We know that what we will hear on the record corresponds roughly to your direct sound, as the result of improvised recordings put together. We imagine it was not easy to deal with this approach, right?
Strangely this was like ‘coming home’ for me as Underworld’s early recordings for the first album (Dubnobasswithmyheadman) were done this way. It’s a process I enjoyed so much that I wanted to revisit it & was thrilled at the results.
You will perform this work live at Barcellona during the next Sonar 2013. The same stage that has hosted Underworld two years ago for a memorable concert. What should we expect this time from KH?

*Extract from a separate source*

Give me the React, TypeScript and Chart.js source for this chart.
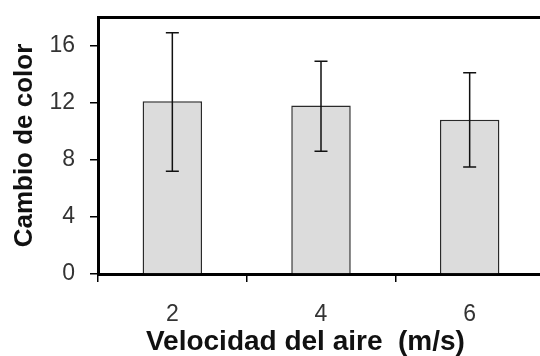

I come with a wonderful Four piece band, Two keyboard players, one on backing vocals & a bass player/electronics generator with me on guitars & vocals. One keyboard player comes from Brian Eno’s team, the other comes from Peter Gabriel’s team, the bass player comes from the homelands of Wales & loves to dance. The lighting has been designed by Bruno Poet who is the lighting designer for Sigur Rós & the English National Opera & the staging utilizes giant prints of my paintings. As well as playing the music of my album ‘Edgeland’ we will be performing a selection of some of my favorite Underworld tracks, re-worked to suit the voice of this new band. In the show we’ve already performed the audience’s smiles grow wider when we play these tracks as some of them haven’t been heard live for years & one of them has never been performed before.
Exists a photo (or film) documentary inspired by this work and that you will share together with your audience?
Together with the film director Kieran Evans I made a full length documentary about the people I met on my journeys to create this album. Inspiring people who live on the edge of the City of London. The film is called ‘The Outer Edges’ & is scored using stripped down parts of my album in a way which makes it sound like it was always intended to be a soundtrack. This was screened at the Tokyo Sonar Festival in April 2013 & forms part of the deluxe edition of the Edgeland album. I’m very proud of this project with Kieran & we intend to make more documentaries about people who live around the edges of cities of the world.
Getting in the game with “Edgeland” tells us about Karl Hyde curious to explore the infinite possibilities of art.
I believe all artists must keep moving forward trying out new ideas, exploring their fears & insecurities & going beyond what’s comfortable to them – ‘Comfort’ is the enemy of Creativity sadly, as we all like to be comfortable, but I’ve found it to be a place I can’t hang around for long or I simply loose the will to experiment.
Give us one last question… “Edgeland” and also the sound work for London 2012 Olympic Games will surely have a reflection on Underword. Have you in mind something about the successor of “Barking”?
Yes & I hope Underworld will return to the studio soon!